Andrea (am_klutz) wrote,
Andrea
am_klutz

Sherried Tomato Soup




On Friday, I had a sudden inspiration to cook up a couple of new dishes over the weekend. Also, though I'm not a fan of Valentine's Day, I decided to cook dinner for B.T since it's been awhile. Cooked up two dishes - first attempt! last evening and will be doing another one today!

I have a penchant for good soups. The types served at Soup Spoon - thick and creamy, chock-full of ingredients, a lot of texture and good enough as a meal (together with chunky bread or bread sticks). I've successfully done butternut squash soup and mushroom soup and have been wanting to experiment on more. Decided to try out a tomato soup and next up, french onion soup!

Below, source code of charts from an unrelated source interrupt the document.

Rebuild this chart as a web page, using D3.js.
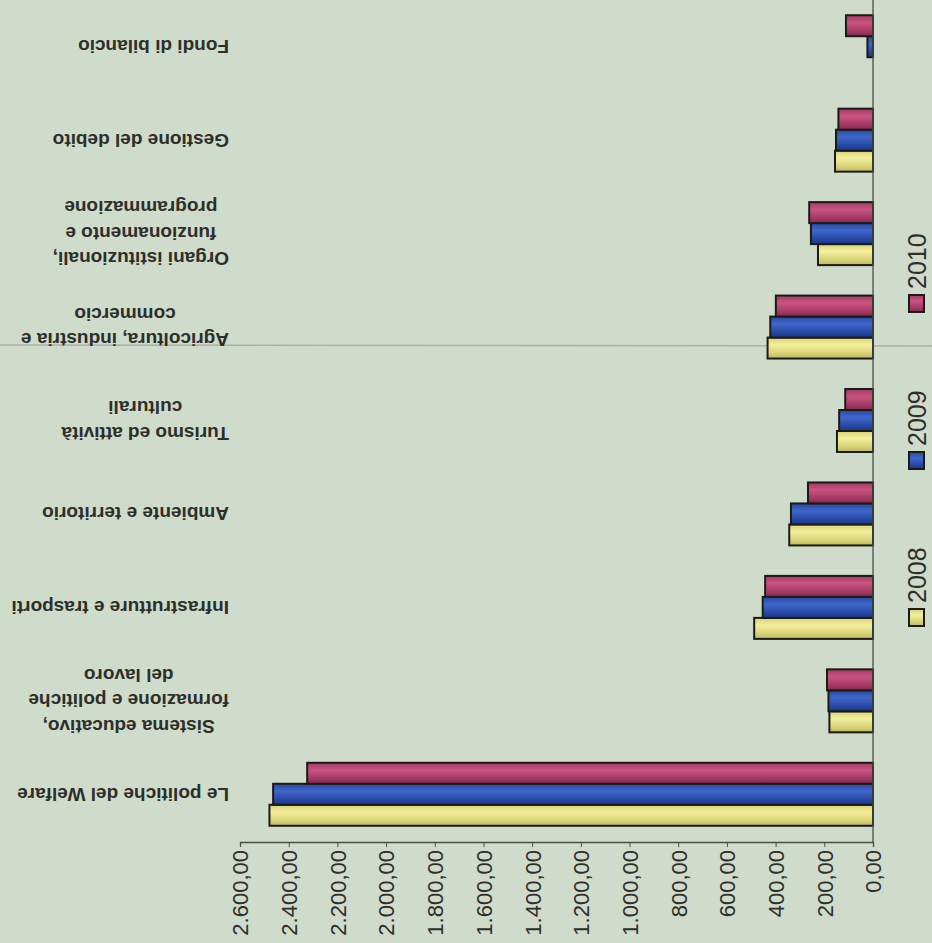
<!DOCTYPE html>
<html>
<head>
<meta charset="utf-8">
<script src="https://cdn.jsdelivr.net/npm/d3@7/dist/d3.min.js"></script>
<style>
  body { margin: 0; background: #cfdbcb; }
  svg { display: block; }
  .cat { font-family: "Liberation Sans", Arial, sans-serif; font-weight: bold; font-size: 19px; fill: #2e2e2a; }
  .tick text { font-family: "Liberation Sans", Arial, sans-serif; font-size: 22px; fill: #2e2e2a; }
  .leg { font-family: "Liberation Sans", Arial, sans-serif; font-size: 25px; fill: #2e2e2a; }
</style>
</head>
<body>
<svg id="chart" width="932" height="943"></svg>
<script>
// categories, bottom to top as they sit in the picture
var categories = [
  "Le politiche del Welfare",
  "Sistema educativo,\nformazione e politiche\ndel lavoro",
  "Infrastrutture e trasporti",
  "Ambiente e territorio",
  "Turismo ed attività\nculturali",
  "Agricoltura, industria e\ncommercio",
  "Organi istituzionali,\nfunzionamento e\nprogrammazione",
  "Gestione del debito",
  "Fondi di bilancio"
];
var years = ["2008", "2009", "2010"];
var values2008 = [2479, 179, 488, 344, 148, 433, 226, 156, 0];
var values2009 = [2464, 183, 453, 337, 139, 422, 255, 152, 23];
var values2010 = [2324, 189, 443, 267, 114, 399, 262, 142, 111];
var tickValues = [0, 200, 400, 600, 800, 1000, 1200, 1400, 1600, 1800, 2000, 2200, 2400, 2600];

var series = { "2008": values2008, "2009": values2009, "2010": values2010 };
var colors = {
  "2008": ["#bdb760", "#f3ef9c", "#d8d377"],
  "2009": ["#1c3585", "#3f67c9", "#2848a6"],
  "2010": ["#84284f", "#c9557f", "#a43966"]
};

var svg = d3.select("#chart");
var itFormat = d3.formatLocale({ decimal: ",", thousands: ".", grouping: [3], currency: ["€", ""] }).format(",.2f");

var axisY = 842;
var x = d3.scaleLinear().domain([0, 2600]).range([873, 240]);
var y = d3.scaleBand().domain(categories).range([841, 0]).paddingInner(0.326).paddingOuter(0.163);
var ySub = d3.scaleBand().domain(["2010", "2009", "2008"]).range([0, y.bandwidth()]);

// gradients for the shaded bars
var defs = svg.append("defs");
years.forEach(function(yr) {
  var g = defs.append("linearGradient").attr("id", "grad" + yr)
    .attr("x1", 0).attr("y1", 0).attr("x2", 0).attr("y2", 1);
  g.append("stop").attr("offset", "0%").attr("stop-color", colors[yr][2]);
  g.append("stop").attr("offset", "35%").attr("stop-color", colors[yr][1]);
  g.append("stop").attr("offset", "75%").attr("stop-color", colors[yr][2]);
  g.append("stop").attr("offset", "100%").attr("stop-color", colors[yr][0]);
});

// scan fold line
svg.append("line").attr("x1", 0).attr("x2", 932).attr("y1", 345).attr("y2", 346)
  .attr("stroke", "#97a396").attr("stroke-width", 1.5).attr("opacity", 0.7);

// bars
years.forEach(function(yr) {
  svg.append("g").selectAll("rect")
    .data(categories)
    .join("rect")
    .attr("x", function(d, i) { return x(series[yr][i]); })
    .attr("width", function(d, i) { return x(0) - x(series[yr][i]); })
    .attr("y", function(d) { return y(d) + ySub(yr); })
    .attr("height", ySub.bandwidth())
    .attr("fill", "url(#grad" + yr + ")")
    .attr("stroke", "#1b1b18")
    .attr("stroke-width", 2);
});

// vertical axis line at zero
svg.append("line").attr("x1", x(0)).attr("x2", x(0)).attr("y1", 0).attr("y2", axisY)
  .attr("stroke", "#4a4f4a").attr("stroke-width", 1.3);

// value axis
var axis = svg.append("g")
  .attr("transform", "translate(0," + axisY + ")")
  .call(d3.axisBottom(x).tickValues(tickValues).tickFormat(itFormat).tickSizeOuter(0).tickSize(5));
axis.select(".domain").attr("stroke", "#4a4f4a").attr("stroke-width", 1.3);
axis.selectAll(".tick line").attr("stroke", "#4a4f4a");
axis.selectAll(".tick text")
  .attr("transform", "rotate(-90)")
  .attr("x", -8).attr("y", 0).attr("dy", "0.36em")
  .attr("text-anchor", "end");

// category labels, upside down
var labelRight = 229, lineH = 25.5;
categories.forEach(function(c) {
  var lines = c.split("\n");
  var g = svg.append("g")
    .attr("transform", "translate(" + labelRight + "," + (y(c) + y.bandwidth() / 2) + ") rotate(180)");
  var texts = g.selectAll("text").data(lines).join("text")
    .attr("class", "cat")
    .attr("y", function(d, i) { return (i - (lines.length - 1) / 2) * lineH; })
    .attr("dy", "0.35em")
    .attr("text-anchor", "middle")
    .text(function(d) { return d; });
  var w = 0;
  texts.each(function() { w = Math.max(w, this.getComputedTextLength()); });
  texts.attr("x", w / 2);
});

// legend
years.forEach(function(yr, i) {
  var base = 626 - i * 157;
  svg.append("rect").attr("x", 909).attr("y", base - 17).attr("width", 15).attr("height", 17)
    .attr("fill", "url(#grad" + yr + ")").attr("stroke", "#1b1b18").attr("stroke-width", 2);
  svg.append("text").attr("class", "leg")
    .attr("transform", "translate(926," + (base - 23) + ") rotate(-90)")
    .attr("text-anchor", "start")
    .text(yr);
});
</script>
</body>
</html>
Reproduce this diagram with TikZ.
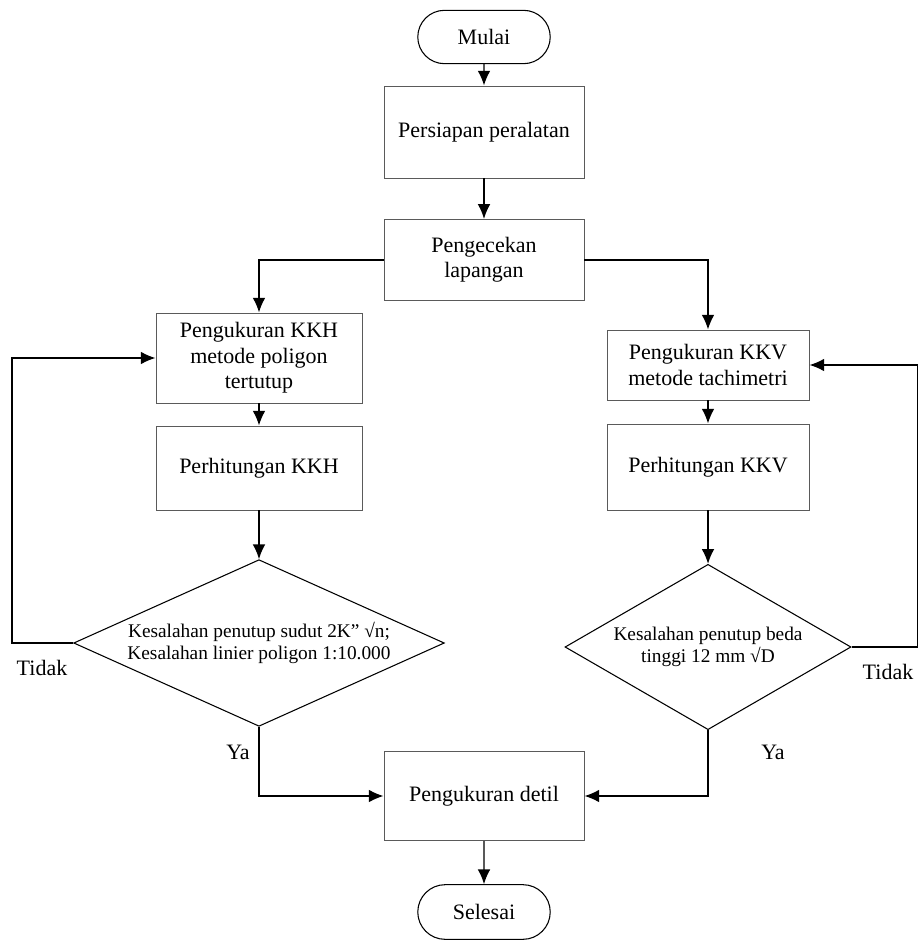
\documentclass[tikz,border=0pt]{standalone}
\usepackage{fontspec}
\setmainfont{Liberation Serif}
\usepackage{tikz}
\usetikzlibrary{shapes.misc}
\usetikzlibrary{shapes.geometric}
\usetikzlibrary{arrows.meta,calc}
\definecolor{garis} {RGB} {90, 90, 90}
\tikzstyle{alur}=[
  >={Latex[length=11pt,width=9.5pt]}, line width=1.1pt, font=\fontsize{16.5}{19}\selectfont
]
\tikzstyle{proses}=[rectangle, draw=garis, line width=0.7pt, align=center]
\tikzstyle{terminal}=[rounded rectangle, draw=black, line width=0.8pt, minimum width=106pt, minimum height=40pt]
\tikzstyle{keputusan}=[diamond, draw=black, line width=0.8pt, inner sep=0pt]
\tikzstyle{isian}=[align=center, font=\fontsize{14.5}{17}\selectfont]

\begin{document}
\begin{tikzpicture}[alur, x=0.75pt, y=-0.75pt]
      \useasboundingbox (0,0) rectangle (918,941);
      \node[terminal] (mulai) at (484,37) {Mulai};
      \node[proses, minimum width=150pt, minimum height=69pt] (persiapan) at (484,132) {Persiapan peralatan};
      \node[proses, minimum width=150pt, minimum height=61pt] (cek) at (484,260) {Pengecekan\\lapangan};
      \node[proses, minimum width=154.5pt, minimum height=67.5pt] (kkh) at (259,358) {Pengukuran KKH\\metode poligon\\tertutup};
      \node[proses, minimum width=151.5pt, minimum height=52.5pt] (kkv) at (708,365) {Pengukuran KKV\\metode tachimetri};
      \node[proses, minimum width=154.5pt, minimum height=63pt] (hitkkh) at (259,468) {Perhitungan KKH};
      \node[proses, minimum width=151.5pt, minimum height=64.5pt] (hitkkv) at (708,467) {Perhitungan KKV};
      \node[keputusan, minimum width=278pt, minimum height=125pt,
        label={[isian]center:{Kesalahan penutup sudut 2K” √n;\\Kesalahan linier poligon 1:10.000}}] (ujikkh) at (259,643) {};
      \node[keputusan, minimum width=214.5pt, minimum height=124pt,
        label={[isian]center:{Kesalahan penutup beda\\tinggi 12 mm √D}}] (ujikkv) at (708,647) {};
      \node[proses, minimum width=150pt, minimum height=67pt] (detil) at (484,796) {Pengukuran detil};
      \node[terminal, minimum height=41pt] (selesai) at (484,912) {Selesai};
      \node (tidakkiri) at (42,668) {Tidak};
      \node (tidakkanan) at (888,672) {Tidak};
      \node (yakiri) at (238,752) {Ya};
      \node (yakanan) at (773,752) {Ya};
      \coordinate (kiri) at (12,0);
      \coordinate (kanan) at (917.5,0);

      \draw[->] (mulai) -- (persiapan);
      \draw[->] (persiapan) -- (cek);
      \draw[->] (cek.west) -| (kkh.north);
      \draw[->] (cek.east) -| (kkv.north);
      \draw[->] (kkh) -- (hitkkh);
      \draw[->] (hitkkh) -- (ujikkh);
      \draw[->] (kkv) -- (hitkkv);
      \draw[->] (hitkkv) -- (ujikkv);
      \draw[->] (ujikkh.west) -- (ujikkh.west -| kiri) |- (kkh.west);
      \draw[->] (ujikkv.east) -- (ujikkv.east -| kanan) |- (kkv.east);
      \draw[->] (ujikkh.south) |- (detil.west);
      \draw[->] (ujikkv.south) |- (detil.east);
      \draw[->] (detil) -- (selesai);
    \end{tikzpicture}
\end{document}
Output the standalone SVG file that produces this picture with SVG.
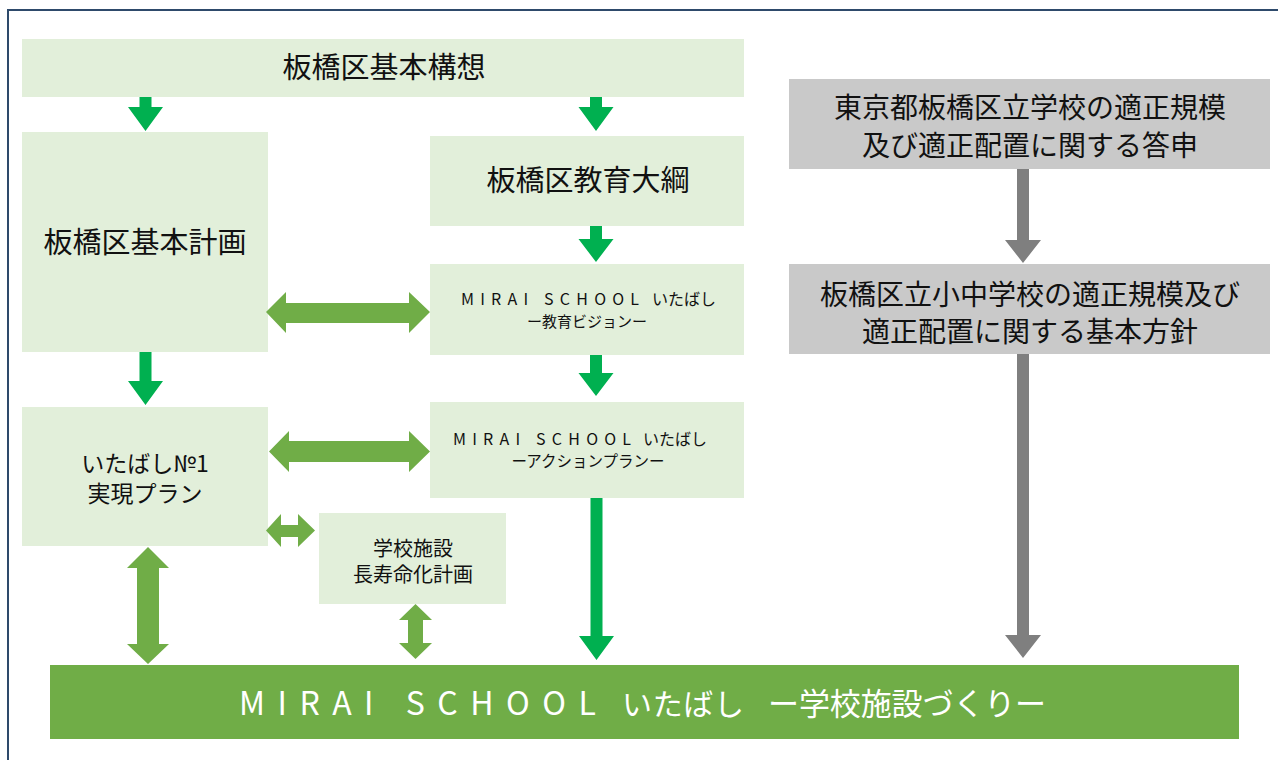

The tomato soup turned out to be the easiest to make and the secret behind the amazing taste is the addition of cooking sherry! The moment you add in the sherry, the aroma is friggin' amazing! I love how the chunks of diced tomatoes add great texture and ooomph to the soup and it's a soup that isn't as heavy as a mushroom creamed soup and has a lovely sweetish sour, tangy taste to it. I'm definitely going to cook this again!

As usual, I'll edit the recipe and tweak it - the fun part of cooking!



Ingredients used for all 3 new recipes that I'm trying out :P


Saute the onions in butter. Smells delicious!


Pouring in the tomato juice


Such a great idea huh? I used the thyme for the cheese straws and the basil and marjoram for the soup. Had no idea what marjoram is but decided to just use it!


Chunks and chunks of squishy tomatoes!


Adding in a cup of sinful liquid


Fresh herbs come with the stems. I remove the stems before mincing them up.


All minced up. Add whatever you fancy but some herbs are strong in flavor so do so in moderation! Trial and error!


Sprinkle the herbs in and stir


Viola! Ready to serve!


Sherried tomato soup
30 minutes to prepare and cook. Serves 6


Ingredients
6 tbspn of melted butter
1 whole medium onion, diced (I usually prepare in advance a container of diced onions which I'll freeze it for future use. Saves a lot of time when cooking!)
1 bottle (46 oz) tomato juice (It's about 1.3 litres but I just used 1 litre which was enough)
2 cans (14.5 oz cans) diced tomatoes (I used Hunt's. Cheapest!)
3 tbspn (up to 6 tbspn) of sugar (I used 5 which I liked how the sweetness balanced out the sour tanginess of the tomatoes. B.T prefers it less sweet so you could start off with 3 and taste along the way)
1 cube of Knorrs chicken stock
1 pinch of salt
Black pepper to taste
1 cup cooking sherry
200ml heavy cream
Chopped fresh basil
Chopped fresh marjoram (recipe uses chopped fresh parsley but I decided to use marjoram because it came in a pack of 3 together with thyme and basil which I needed for my cooking :P)


1) Saute diced onions in butter until translucent.

2) Add canned tomatoes, tomato juice, chicken cube, sugar, pinch of salt, black pepper and stir.

3) Bring to a near boil. Turn off the heat.

4) Add in sherry and cream and stir.

5) Heat for a few more minutes but do not bring to a boil.

6) Add in marjoram and basil to taste.

7) Adjust seasonings of sugar, salt and pepper according to taste.

8) Serve with crusty bread or cheese straws which I baked and will post the recipe next!